6. The Python Ecosystem

Tools and conventions for managing environments, dependencies, modules, and projects.

Q1 What is pip and what is requirements.txt used for?

Answer: pip is Python's package installer, used to install libraries from the Python Package Index (PyPI). A requirements.txt file lists a project's dependencies, allowing anyone to install the exact same versions with pip install -r requirements.txt.

Q2 Why should you use a virtual environment (venv)?

Answer: A virtual environment creates an isolated Python setup for each project. This prevents dependency conflicts between projects that might require different versions of the same library.

Q3 What is the purpose of if __name__ == "__main__"?

Answer: This block of code runs only when the Python script is executed directly, not when it is imported as a module into another script. It is the standard way to make a file both a reusable module and an executable script.

Q4 What is Git and what are the most common commands?

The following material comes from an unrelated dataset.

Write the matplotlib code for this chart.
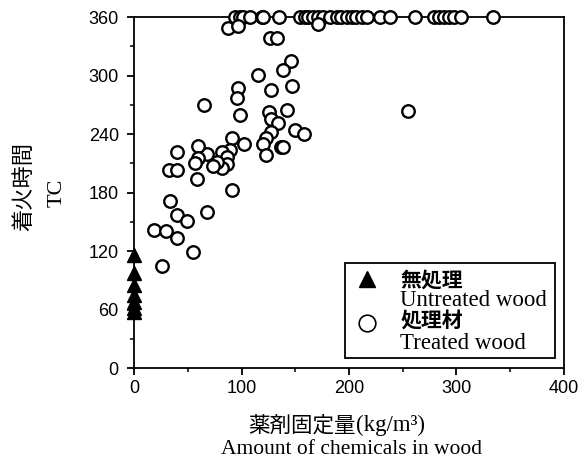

Answer: Git is a version control system used to track changes in code. Common commands include git clone (to copy a repository), git add (to stage changes), git commit (to save changes), git push (to upload changes), and git pull (to download changes).

Q5 How do modules and packages work?

Answer: A module is a single .py file; a package is a directory with Python modules (optionally with __init__.py). Use absolute imports for clarity and relative imports for intra-package references.

# mypkg/__init__.py (optional), mypkg/util.py
from mypkg import util           # absolute import
from . import util as u          # relative import (inside the package)

Q6 How do you run a module as a script?

Answer: Use python -m package.module so imports resolve relative to the package.